Even in Oklahoma, where tuition increases have been among the lowest in the nation, parents are dismayed. In Stillwater, Okla., Jeffery Corbett's daughter is attending community college. Corbett, a fundraiser for a nonprofit, says a high school diploma just won't get you very far. And he knows; he doesn't have a college degree.
"I think about it all the time, because I realize [how] it has limited me, by not having that piece of paper," he says.
And that, experts say, is the source of parents' frustration today. A college education seems unaffordable at the worst possible time — when "people are really struggling," says Sandy Baum, a senior fellow at the Urban Institute who has spent much of her career studying trends in college costs.
"The unemployment rate is high. Nobody's wages have gone up in recent years," she adds. "Increases in college tuition at public colleges, particularly in recent years, have really been unacceptable. And there's no question that that is a much higher percentage of median [family] incomes than it used to be."
And yet, Baum says, somehow, families are paying for it. "And the reason people are paying for it is because the return to the investment is so high." No matter what a higher education costs them, most Americans think it will be worth it, she says.
It was a different story 70 years ago, when most Americans thought college was only for the wealthy elite. That changed after World War II with the Servicemen's Readjustment Act of 1944, better known as the GI Bill of Rights.
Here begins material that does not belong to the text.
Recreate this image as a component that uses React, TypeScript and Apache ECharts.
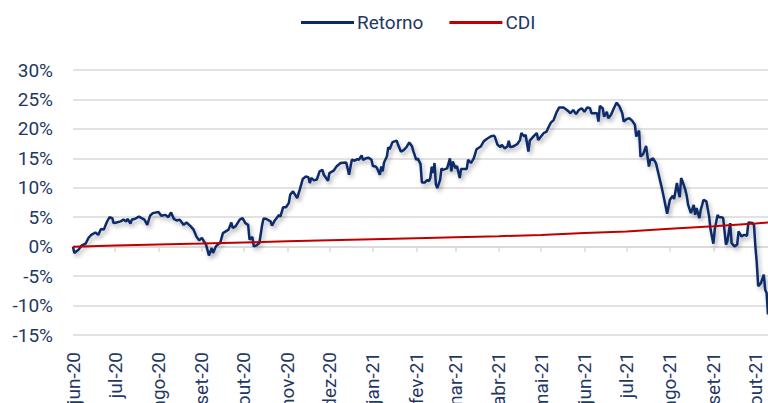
import React, { useEffect, useRef } from 'react';
import * as echarts from 'echarts';

const START_YEAR = 2020;
const START_MONTH = 5; // June (0-based)
const LAST_DAY_OFFSET = 496; // ~10 Oct 2021
const monthNames = ['jan', 'fev', 'mar', 'abr', 'mai', 'jun', 'jul', 'ago', 'set', 'out', 'nov', 'dez'];
const seriesNames = ['Retorno', 'CDI'];
const yMin = -15;
const yMax = 30;
const yStep = 5;

// [day offset from 2020-06-01, return %]
const retorno: [number, number][] = [
  [0, 0], [1, -1.07], [4, -0.5], [6, 0.17], [9, 0.5], [11, 1.47], [13, 2.0], [16, 2.4], [18, 2.0], [20, 3.0],
  [22, 2.9], [24, 4.1], [26, 5.0], [28, 4.85], [29, 4.0], [31, 4.1], [34, 4.3], [36, 4.6], [38, 4.3], [39, 4.7],
  [41, 3.9], [42, 4.6], [44, 4.7], [47, 5.1], [49, 4.85], [51, 4.6], [53, 3.7], [55, 5.25], [57, 5.7], [61, 5.9],
  [63, 5.25], [66, 5.4], [68, 5.0], [70, 5.8], [72, 4.7], [74, 4.45], [76, 4.6], [79, 3.7], [81, 4.1], [84, 3.45],
  [86, 2.9], [88, 1.75], [90, 1.07], [92, 1.5], [95, 0.3], [97, -1.5], [99, -0.23], [100, -1.07], [102, 0.05], [104, 0.5],
  [105, 0.6], [107, 2.3], [109, 2.6], [111, 2.9], [113, 4.1], [114, 3.17], [116, 3.45], [119, 4.6], [121, 4.85], [123, 4.0],
  [125, 3.7], [126, 1.2], [128, 1.64], [129, 0.05], [131, 0.22], [133, 0.63], [135, 3.7], [136, 4.8], [138, 4.7], [141, 4.3],
  [142, 3.56], [144, 4.45], [145, 4.75], [147, 5.4], [148, 5.1], [150, 6.7], [152, 6.7], [154, 7.4], [155, 8.8], [157, 9.4],
  [160, 8.25], [162, 9.8], [164, 11.5], [166, 11.9], [168, 11.8], [169, 10.8], [170, 11.65], [172, 11.25], [174, 11.4], [176, 12.8],
  [178, 13.05], [179, 12.2], [182, 11.2], [183, 12.5], [186, 12.9], [188, 13.6], [191, 14.2], [195, 14.3], [197, 12.2], [199, 14.75],
  [201, 14.6], [203, 14.85], [204, 14.75], [206, 15.5], [207, 14.75], [209, 15.0], [211, 15.1], [213, 14.75], [214, 13.7], [216, 13.6],
  [217, 13.3], [219, 12.2], [220, 13.6], [221, 12.8], [222, 14.3], [224, 15.3], [225, 16.9], [226, 16.55], [228, 17.75], [231, 18.0],
  [232, 17.3], [234, 16.15], [236, 16.4], [238, 16.9], [240, 17.7], [242, 17.0], [243, 16.15], [245, 14.75], [246, 15.0], [248, 14.05],
  [249, 10.9], [251, 10.9], [253, 11.35], [254, 11.1], [255, 11.65], [256, 13.6], [257, 12.5], [258, 14.2], [259, 10.5], [260, 9.95],
  [262, 11.35], [263, 13.3], [264, 13.05], [267, 13.3], [269, 15.0], [270, 12.8], [271, 14.45], [273, 13.3], [274, 13.7], [276, 11.65],
  [277, 13.2], [281, 13.2], [282, 14.75], [284, 14.2], [286, 15.0], [288, 16.55], [291, 17.0], [293, 17.85], [295, 18.25], [298, 18.7],
  [300, 18.85], [301, 18.7], [303, 17.3], [305, 16.9], [306, 17.3], [308, 16.7], [310, 17.0], [311, 18.0], [312, 16.9], [314, 17.0],
  [317, 17.4], [319, 18.1], [320, 19.3], [322, 18.7], [323, 19.0], [325, 16.15], [326, 18.0], [329, 18.8], [331, 19.3], [332, 18.1],
  [334, 18.7], [336, 19.3], [338, 19.55], [339, 20.1], [341, 21.05], [343, 21.5], [345, 22.75], [347, 23.65], [350, 23.65], [352, 23.3],
  [354, 22.9], [355, 22.65], [357, 23.2], [359, 22.5], [361, 23.2], [363, 23.5], [365, 22.9], [367, 23.65], [369, 23.5], [370, 22.65],
  [373, 22.65], [374, 22.65], [375, 21.25], [376, 23.9], [378, 23.5], [379, 22.1], [381, 22.9], [382, 21.8], [384, 22.4], [386, 23.5],
  [388, 24.45], [390, 23.8], [392, 22.65], [393, 21.25], [395, 21.65], [397, 21.8], [399, 21.4], [401, 20.7], [402, 18.7], [404, 19.7],
  [405, 15.3], [407, 15.75], [409, 17.1], [411, 13.6], [412, 14.75], [414, 15.0], [416, 14.2], [418, 12.2], [420, 10.2], [422, 7.97],
  [424, 5.6], [426, 7.97], [428, 8.65], [429, 8.1], [431, 10.8], [432, 9.4], [433, 8.4], [434, 11.65], [435, 11.1], [437, 9.65],
  [438, 8.65], [439, 7.1], [441, 5.7], [443, 7.1], [444, 5.4], [445, 6.55], [447, 4.85], [448, 6.25], [449, 7.1], [450, 7.97],
  [452, 7.7], [454, 5.1], [455, 2.9], [457, 0.5], [458, 2.9], [460, 5.4], [461, 5.0], [463, 5.0], [464, 4.85], [466, 0.34],
  [467, 0.9], [469, 4.0], [470, 0.63], [472, 0.05], [474, 0.34], [475, 2.6], [477, 1.75], [479, 2.0], [481, 1.86], [482, 4.1],
  [485, 4.0], [486, 3.7], [487, 0.05], [488, -2.76], [489, -6.73], [491, -6.15], [493, -4.75], [494, -7.3], [495, -7.85], [496, -11.5],
];

// [day offset from 2020-06-01, accumulated CDI %]
const cdi: [number, number][] = [
  [0, 0], [30, 0.18], [61, 0.36], [92, 0.54], [122, 0.72], [153, 0.9], [183, 1.08], [214, 1.25], [245, 1.43],
  [273, 1.59], [304, 1.78], [334, 2.0], [365, 2.3], [395, 2.59], [426, 3.03], [457, 3.47], [487, 3.95], [496, 4.1],
];

function buildDays(): string[] {
  const start = Date.UTC(START_YEAR, START_MONTH, 1);
  const out: string[] = [];
  for (let i = 0; i <= LAST_DAY_OFFSET; i++) {
    out.push(new Date(start + i * 86400000).toISOString().slice(0, 10));
  }
  return out;
}

const TEXT = '#1f3864';
const GRID = '#d9d9d9';
const FONT = 'Roboto, "Open Sans", sans-serif';

export default function App() {
  const ref = useRef<HTMLDivElement>(null);
  useEffect(() => {
    if (!ref.current) return;
    const chart = echarts.init(ref.current, undefined, { renderer: 'svg' });
    const days = buildDays();
    const isMonthStart = (_i: number, v: string) => v.slice(8, 10) === '01';
    const fmt = (v: string) => monthNames[parseInt(v.slice(5, 7), 10) - 1] + '-' + v.slice(2, 4);
    chart.setOption({
      animation: false,
      backgroundColor: '#ffffff',
      textStyle: { fontFamily: FONT },
      legend: {
        data: seriesNames,
        icon: 'rect',
        left: 296,
        top: 8,
        itemWidth: 53,
        itemHeight: 3,
        itemGap: 26,
        textStyle: { color: TEXT, fontSize: 19, fontFamily: FONT, padding: [0, 0, 0, -2] },
      },
      grid: { left: 73, right: 0, top: 70, bottom: 68, containLabel: false, outerBoundsMode: 'none' },
      xAxis: [
        {
          type: 'category',
          data: days,
          boundaryGap: false,
          position: 'bottom',
          axisLine: { show: true, onZero: true, lineStyle: { color: GRID, width: 1.5 } },
          axisTick: { show: true, interval: isMonthStart, length: 5, lineStyle: { color: GRID, width: 1.5 } },
          axisLabel: { show: false },
          splitLine: { show: false },
        },
        {
          type: 'category',
          data: days,
          boundaryGap: false,
          position: 'bottom',
          axisLine: { show: false, onZero: false },
          axisTick: { show: false },
          axisLabel: {
            show: true,
            interval: isMonthStart,
            rotate: 90,
            margin: 17,
            color: TEXT,
            fontSize: 19,
            fontFamily: FONT,
            formatter: fmt,
          },
          splitLine: { show: false },
        },
      ],
      yAxis: {
        type: 'value',
        min: yMin,
        max: yMax,
        interval: yStep,
        axisLine: { show: false },
        axisTick: { show: false },
        axisLabel: { formatter: '{value}%', color: TEXT, fontSize: 19, fontFamily: FONT, margin: 20 },
        splitLine: { show: true, lineStyle: { color: GRID, width: 1.5 } },
      },
      series: [
        {
          name: seriesNames[0],
          type: 'line',
          xAxisIndex: 0,
          data: retorno,
          symbol: 'none',
          showSymbol: false,
          lineStyle: {
            color: '#0b2a6b',
            width: 2.5,
            shadowColor: 'rgba(0,0,0,0.3)',
            shadowBlur: 4,
            shadowOffsetX: 2,
            shadowOffsetY: 3,
          },
          itemStyle: { color: '#0b2a6b' },
          z: 3,
        },
        {
          name: seriesNames[1],
          type: 'line',
          xAxisIndex: 0,
          data: cdi,
          symbol: 'none',
          showSymbol: false,
          lineStyle: { color: '#c00000', width: 2 },
          itemStyle: { color: '#c00000' },
          z: 4,
        },
      ],
    });
    return () => chart.dispose();
  }, []);
  return (
    <div
      ref={ref}
      style={{ position: 'fixed', left: 0, top: 0, width: 768, height: 403, background: '#fff' }}
    />
  );
}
The law made college affordable for a group of veterans who never would have thought of going beyond high school, says John Thelin, a professor at the University of Kentucky and author of A History of American Higher Education.
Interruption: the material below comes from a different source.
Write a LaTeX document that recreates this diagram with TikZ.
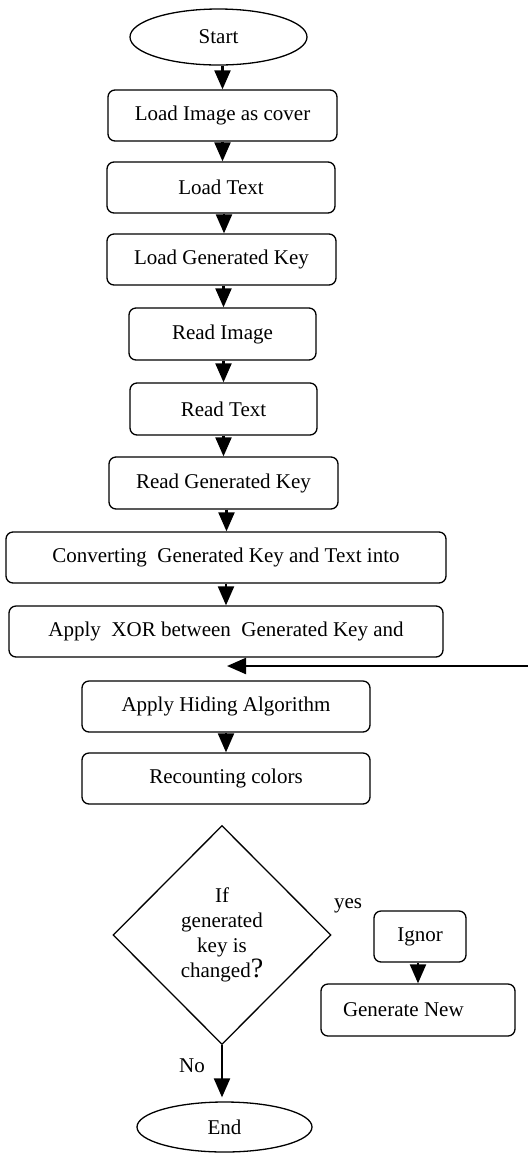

The GI Bill was an unexpected success, Thelin says, enrolling just under 8 million veterans — 10 times the number the authors of the bill had predicted.
This sudden, enormous demand, Thelin adds, could have pushed college costs higher — but didn't, because states embraced the idea. The booming postwar economy allowed them to spend unprecedented sums of money to expand higher education.
"The biggest problem that was facing governors and legislators was, could we build campuses fast enough?" Thelin says.
While states were investing, the federal government was carving out a new role for itself: helping families pay for college. It spawned the National Defense Student Loan program, later called the Federal Perkins Loan program, which did for civilians what the GI Bill had done for veterans — and opened college gates even wider.
Then, with the civil rights movement as the backdrop, the landmark Higher Education Act of 1965 pushed for greater college access for women and minorities.
At the same time, Thelin says, from "1965 to 1972, colleges and universities dug very deep into their own pockets to provide grants and other forms of student financial aid in partnership with the new federal programs."
Americans flocked to campuses with the expectation that the government was going to foot part of the bill, and college did become affordable for many more Americans.
But a turning point arrived around 1970, Thelin says. With double-digit inflation, an oil embargo and a sputtering economy, a perfect storm began to build. College tuition and fees climbed as much or more than the inflation rate. Private loans, heavily subsidized by the federal government, gradually replaced federal grants as the main source of money for both poor and middle-class college students.
As family income fell, borrowing to pay for college took off, while public investment in higher education dropped. Sandy Baum of the Urban Institute says that drop has been the single biggest reason for the increase in college costs.
"So it's not that colleges are spending more money to educate students," Baum says. "It's that they have to get that money from someplace to replace their lost state funding — and that's from tuition and fees from students and families."
While most institutions tried to keep costs down, Baum says, some took advantage of the public perception that a high tuition means a quality education.
"There's certainly evidence that people don't know how to measure the quality of a college education," she says. "They think that if it's expensive it must be better. I don't think colleges want to have high prices, but I do think they see strategic reasons why it may be in their interest to have high prices."
For the average family though, the pricing of a college education has become a shell game. As colleges love to point out, there's the sticker price and there's the real price. That's great for the few who can navigate the labyrinth of financial aid sources and discounts that institutions say they offer.
Experts say parents are slowly but surely becoming smarter consumers of higher education and are helping their kids find less-expensive options — like community college — while coming to the realization that a college education never will be the entitlement that many Americans thought it was 30 or 40 years ago.
That brings us back to those bewildered, if not wary, parents who see no end to the rise in college costs. Parents like Heather Gillette, a mother of two in suburban Seattle. Her daughter attends Washington State University, where she's studying to be a veterinarian.
There was never any question that her kids would go to college, Gillette says. The only question is what they would study. Even so, she says, "it does come down to the parent making the decision about what they can afford."